Sure, some of may have heard that a messy desk is a sign of genius, but as your parents always tell you, clutter isn’t healthy. This is because your well-being could become victim to the “clutter effect”, which relates to stress, life satisfaction, physical health, and cognition. Recent scientific studies have revealed how clutter compromises an individual’s perception of home, and ultimately feelings of satisfaction with life. Here’s what they found if you have a messy life:
1. You Eat More Junk Food
Do you realise that you actually eat more junk food if your kitchen is chaotic? A recent study showed that those who were disorganised and messy ate twice as much junk food as those in a non-chaotic kitchen. This could be because they’re more stressed by the mess.
2. Your Room is Your Enemy
Having too many things in too small a space in your room will make you confuse your room’s identity. Your room should be a retreat from the outside world, and a messy room makes it feel like the enemy, not a friend.

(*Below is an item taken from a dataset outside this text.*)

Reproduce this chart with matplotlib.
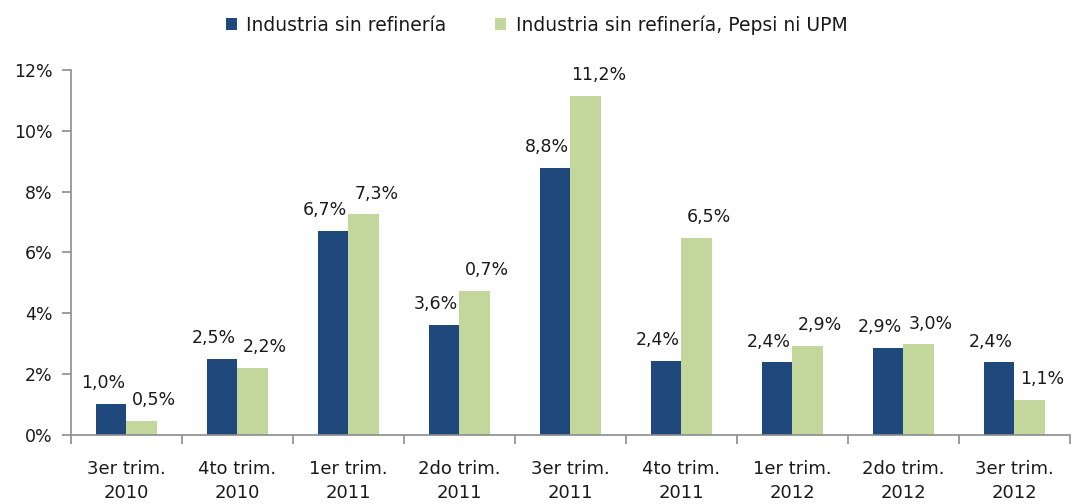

3. You Have Higher Stress Levels
Everyone is familiar with the idea that an uncluttered room creates a calm and zen environment which is good for ‘mental hygiene’. One research on workplace satisfaction found that while being able to personalise their surroundings is beneficial, when their environment become cluttered, the employees were less efficient. This means that feeling stressed from a cluttered table is enough to cause anyone’s mental hygiene to deteriorate – as you’ve probably experienced yourself when you can’t find that thesis you worked so hard for is lost under that pile of mess.
4. You Can’t Process Emotions Well
It’s hard to read people’s emotions when they’re surrounded with clutter. In movies, you don’t find messy backgrounds to detract from the actor’s emotions, so the same applies in real life. For an experiment, try and gauge what your messy professor (we all know one) is feeling when they’re seated at their messy desk.
5. Your Memory Suffers
You’ve probably experienced ‘mental clutter’, a feeling when you can’t seem to focus on one thing. It’s especially prevalent if you’re a messy person since everything around you wants your attention. With mental clutter, in theory, you’ll be slower and less efficient in processing information – it’s a leading cause of old-age memory loss. This translates to compromised short-term memory tasks (Did you forget to return the library book? Did you forget the speaker’s name?), as well as long-term mental exercises where you may struggle to remember things you should already know because you have a million things in your head, but you can’t pick out a single one of them.
So do your poor brain a favour, and get rid of the clutter – in your home, your desk. You may just realise how a clean environment is so important to being happy.